Search Engine Results
Finally, I checked search engine results. I checked news results (mostly edited content), general results (mostly unedited content), and blog results (again, mostly unedited content). I admit, I gave more weight to edited content, as someone gave some thought to spelling and style. I also had to compare emails against e-mails, as I couldn’t think of how to tell when email or e-mail was used in the plural other than to read everything, and that just didn’t seem practical.
|Term||Google News||BlogPulse||Google Blog Search|
|1.6 billion||5.6 million||557,709||22.5 million|
|2.7 billion||2.5 million||1.3 million||239.1 million|
|e-mails||97.4 million||213,000||251,381||9.6 million|
I found the results interesting. In unedited copy, email was the hands-down winner, though e-mails trumped emails in the plural department. In edited news copy, e-mail and emails were more common. Even editors are inconsistent, I guess.
In the end, I went with e-mail and e-mails.
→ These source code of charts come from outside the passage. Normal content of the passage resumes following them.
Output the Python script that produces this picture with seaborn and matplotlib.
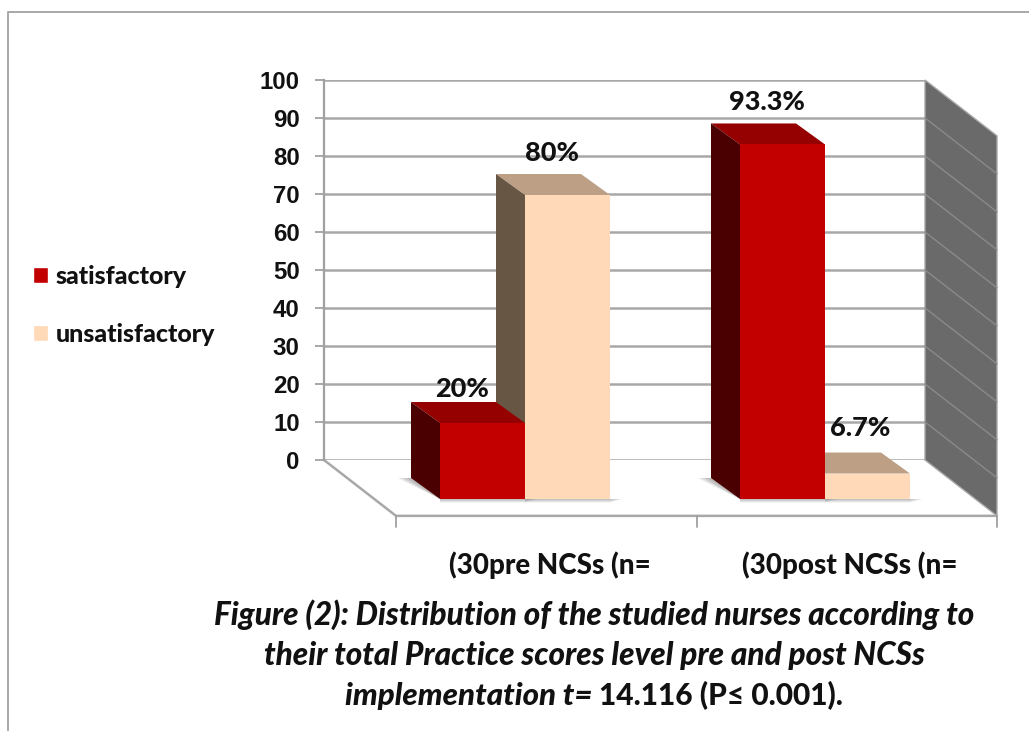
# -*- coding: utf-8 -*-
import pandas as pd
import seaborn as sns
import matplotlib.pyplot as plt
from matplotlib.patches import Polygon
from matplotlib.transforms import ScaledTranslation

# Data
groups = ['(30pre NCSs (n=', '(30post NCSs (n=']
satisfactory = [20, 93.3]
unsatisfactory = [80, 6.7]
value_labels = ['20%', '93.3%', '80%', '6.7%']
y_ticks = list(range(0, 101, 10))

W, H = 1029, 731
RED = ['#C20000', '#950000', '#4A0000']       # front, top, side
PEACH = ['#FFD9B8', '#BD9F86', '#685645']
HEAVY = 900


def box(left, top, right, bottom):
    # pixel box (from the top left of the image) to figure fractions
    return [left / W, 1 - bottom / H, (right - left) / W, (bottom - top) / H]


sns.set_theme(style='white')
plt.rcParams['font.family'] = ['Lato', 'DejaVu Sans']

df = pd.DataFrame({
    'group': groups * 2,
    'level': ['satisfactory'] * 2 + ['unsatisfactory'] * 2,
    'value': satisfactory + unsatisfactory,
})

fig = plt.figure(figsize=(W / 100, H / 100), dpi=100, facecolor='white')

# Frame of the pasted picture
fig.add_artist(plt.Line2D([8 / W, 8 / W, 1], [0, 1 - 12 / H, 1 - 12 / H], color='#a8a8a8', lw=1.4))

# Back wall with the value axis
wall = fig.add_axes(box(324, 80, 925, 460))
wall.set_xlim(0, 1)
wall.set_ylim(0, 100)
wall.set_facecolor('white')
wall.set_xticks([])
wall.set_yticks(y_ticks)
wall.set_yticklabels([str(t) for t in y_ticks], family='Liberation Sans', weight='bold', fontsize=17.3, color='#111111')
wall.tick_params(axis='y', left=True, length=6.5, width=1.3, color='#a0a0a0', pad=11)
wall.grid(axis='y', color='#a8a8a8', lw=1.8)
for side in ['top', 'right', 'bottom']:
    wall.spines[side].set_visible(False)
wall.spines['left'].set_color('#a0a0a0')
wall.spines['left'].set_linewidth(1.6)

# Side wall and floor, from the depth of the chart box
DX = 72 / 601
DY = 14.7
wall.add_patch(Polygon([(1, 0), (1, 100), (1 + DX, 100 - DY), (1 + DX, -DY)], closed=True,
                       facecolor='#6A6A6A', edgecolor='#a8a8a8', lw=1, clip_on=False))
for t in y_ticks[1:-1]:
    wall.plot([1, 1 + DX], [t, t - DY], color='#8a8a8a', lw=1, clip_on=False)
wall.plot([0, DX, 1 + DX], [0, -DY, -DY], color='#a8a8a8', lw=1.8, clip_on=False)
for x in [DX, DX + 0.5, DX + 1]:
    wall.plot([x, x], [-DY, -DY - 2.8], color='#a0a0a0', lw=1.3, clip_on=False)

# Bars, on a transparent axes set in the front plane of the bars
ax = fig.add_axes(box(375, 119, 975, 499))
ax.patch.set_alpha(0)
sns.barplot(data=df, x='group', y='value', hue='level', hue_order=['satisfactory', 'unsatisfactory'],
            palette=[RED[0], PEACH[0]], width=170 / 300, gap=0, saturation=1, errorbar=None, ax=ax)
ax.set_xlim(-0.5, 1.5)
ax.set_ylim(0, 100)
ax.set_yticks([])
ax.set_xlabel('')
ax.set_ylabel('')
sns.despine(ax=ax, left=True, bottom=True)
ax.tick_params(axis='x', length=0, pad=38)
ax.set_xticks([0, 1])
ax.set_xticklabels(groups, weight=HEAVY, fontsize=20, color='#111111')
for lab in ax.get_xticklabels():
    lab.set_transform(lab.get_transform() + ScaledTranslation(25 / 100, 0, fig.dpi_scale_trans))

# 3D faces worked out from the bars seaborn has drawn
bar_dx = 29 / 300
bar_dy = 21 / 3.8
shadow_dx = 13 / 300
label_dx = [-20, -16, -16, -7]
label_dy = [34, 42, 42, 46]
n = 0
for c, (container, colors) in enumerate(zip(ax.containers, [RED, PEACH])):
    z = 2 if c == 0 else 1
    for bar in container:
        x0, x1, h = bar.get_x(), bar.get_x() + bar.get_width(), bar.get_height()
        bar.set_zorder(3)
        bar.set_edgecolor('none')
        ax.add_patch(Polygon([(x0, h), (x0 - bar_dx, h + bar_dy), (x1 - bar_dx, h + bar_dy), (x1, h)],
                             closed=True, facecolor=colors[1], edgecolor='none', zorder=z))
        ax.add_patch(Polygon([(x0, 0), (x0, h), (x0 - bar_dx, h + bar_dy), (x0 - bar_dx, bar_dy)],
                             closed=True, facecolor=colors[2], edgecolor='none', zorder=z))
        # soft shadow on the floor, a few thin layers
        for k in [1.0, 0.75, 0.5, 0.25]:
            ax.add_patch(Polygon([(x0, 0), (x0 - bar_dx, bar_dy), (x0 - bar_dx - shadow_dx * k, bar_dy)],
                                 closed=True, facecolor='#808080', alpha=0.18, edgecolor='none', zorder=0.5))
            ax.add_patch(Polygon([(x0, 0), (x1 + shadow_dx * k, 0), (x1, -0.9 * k), (x0, -0.9 * k)],
                                 closed=True, facecolor='#808080', alpha=0.15, edgecolor='none', zorder=0.5,
                                 clip_on=False))
        ax.annotate(value_labels[n], ((x0 + x1) / 2, h), xytext=(label_dx[n] * 0.72, label_dy[n] * 0.72),
                    textcoords='offset points', ha='center', va='center', weight=HEAVY,
                    fontsize=19.5, color='#111111', zorder=6)
        n += 1

sns.move_legend(ax, 'center left', bbox_to_anchor=(33 / W, 1 - 305.5 / H), bbox_transform=fig.transFigure,
                title=None, frameon=False, handlelength=0.6, handleheight=0.6, handletextpad=0.3,
                labelspacing=1.38, borderpad=0, borderaxespad=0, prop={'weight': HEAVY, 'size': 18})
for t in ax.get_legend().get_texts():
    t.set_color('#111111')

# Caption
cap = dict(va='center', weight=HEAVY, color='#111111')
fig.text(594 / W, 1 - 615 / H, 'Figure (2): Distribution of the studied nurses according to',
         ha='center', style='italic', fontsize=22.7, **cap)
fig.text(594 / W, 1 - 656 / H, 'their total Practice scores level pre and post NCSs',
         ha='center', style='italic', fontsize=22.7, **cap)
fig.text(599 / W, 1 - 696 / H, 'implementation t= ', ha='right', style='italic', fontsize=22.5, **cap)
fig.text(599 / W, 1 - 696 / H, '14.116 (P≤ 0.001).', ha='left', fontsize=21.5, **cap)

plt.savefig('out.png', dpi=100)
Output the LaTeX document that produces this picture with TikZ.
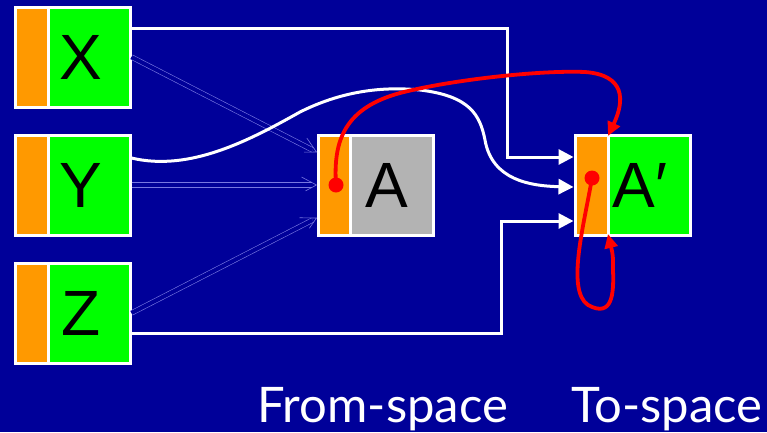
\documentclass[tikz,border=0pt]{standalone}
\usepackage{fontspec}
\setmainfont{Liberation Sans}
\newfontfamily\labelfont{Lato}
\usetikzlibrary{arrows.meta,decorations.markings}
\definecolor{bg}{RGB}{0,0,153}
\definecolor{orng}{RGB}{255,153,0}
\definecolor{grn}{RGB}{0,255,0}
\definecolor{gry}{RGB}{179,179,179}
\definecolor{ptr}{RGB}{120,120,225}
\begin{document}
\begin{tikzpicture}[x=1pt,y=-1pt,
  cell/.style={draw=white,line width=3pt,minimum height=100pt,inner sep=0pt,anchor=center},
  ocell/.style={cell,fill=orng,minimum width=33pt},
  gcell/.style={cell,fill=grn,minimum width=82pt},
  letter/.style={font=\fontsize{64}{64}\selectfont,text=black,inner sep=0pt},
  wline/.style={draw=white,line width=3pt,-{Triangle[length=15pt,width=15pt]}},
  rline/.style={draw=red,line width=3.8pt,-{Triangle[length=14pt,width=13pt]}},
  dline/.style={draw=ptr,line width=0.6pt,double=bg,double distance=4pt,shorten >=4.5pt,
    postaction={decorate},
    decoration={markings,mark=at position 1 with {\draw[ptr,line width=0.6pt,line join=miter] (-15pt,8pt) -- (0,0) -- (-15pt,-8pt);}}},
  spacelabel/.style={font=\labelfont\fontsize{49}{49}\selectfont,text=white,anchor=base,inner sep=0pt}]
\fill[bg] (0,0) rectangle (767,432);
\useasboundingbox (0,0) rectangle (767,432);
% from-space left objects
\node[ocell] (xo) at (31.5,57) {};
\node[gcell,label={[letter,xshift=-8pt]center:X}] (xg) at (89,57) {};
\node[ocell] (yo) at (31.5,185) {};
\node[gcell,label={[letter,xshift=-8pt]center:Y}] (yg) at (89,185) {};
\node[ocell] (zo) at (31.5,313) {};
\node[gcell,label={[letter,xshift=-8pt]center:Z}] (zg) at (89,313) {};
% A
\node[ocell,minimum width=32pt] (ao) at (334,185) {};
\node[cell,fill=gry,minimum width=83pt,label={[letter,xshift=-5pt]center:A}] (ag) at (391.5,185) {};
% A'
\node[ocell] (apo) at (591.5,185) {};
\node[gcell,label={[letter,xshift=-9pt]center:A′}] (apg) at (649,185) {};
% old pointers into from-space
\draw[dline] (xg.east) -- ([yshift=33pt]ao.west);
\draw[dline] (yg.east) -- (ao.west);
\draw[dline] (zg.east) -- ([yshift=-33pt]ao.west);
% updated pointers into to-space
\draw[wline] ([yshift=29pt]xg.east) -- (507,28) |- ([yshift=28pt]apo.west);
\draw[wline] ([yshift=27pt]yg.east) .. controls (190,172) and (250,140) .. (300,112)
  .. controls (340,92) and (380,86) .. (420,90)
  .. controls (470,96) and (480,115) .. (485,140)
  .. controls (492,180) and (530,186) .. ([yshift=-2pt]apo.west);
\draw[wline] ([yshift=-20pt]zg.east) -- (501,333) |- ([yshift=-36pt]apo.west);
% forwarding pointers
\node[circle,fill=red,inner sep=0pt,minimum size=15pt] (ad) at (336,185) {};
\node[circle,fill=red,inner sep=0pt,minimum size=15pt] (apd) at (592,178) {};
\coordinate (aptop) at (608,136);
\coordinate (apbot) at (608,234);
\draw[rline] (ad.center) .. controls (333,140) and (345,108) .. (400,93)
  .. controls (450,80) and (540,70) .. (585,72)
  .. controls (625,75) and (625,100) .. (aptop);
\draw[rline] (apd.center) .. controls (584,225) and (566,290) .. (588,305)
  .. controls (612,318) and (614,295) .. (613,270)
  .. controls (613,255) .. (apbot);
% labels
\node[spacelabel] (fs) at (382.5,422) {From-space};
\node[spacelabel] (ts) at (667,422) {To-space};
\end{tikzpicture}
\end{document}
More authorities and edited copy preferred them (sorry, EEC). I suspect, however, that one of these days language mavens will have to capitulate to language speakers who don’t give a darn about “proper spelling” and allow email and emails to reign.
As I said earlier, I used much the same method for the other terms. I went with Web and capitalizing it in all its varied forms; Internet; and home page for much the same reasons I went with e-mail and e-mails. My choices may not work for you. Heck, they may not work for ClickZ’s new style maven. They are a matter of style (at least for now), and style can be subjective. But if you have to choose one form over another, this system may be the way to decide on your style. Or you could just follow your style manual. Or your dictionary. Or your…. You get the idea.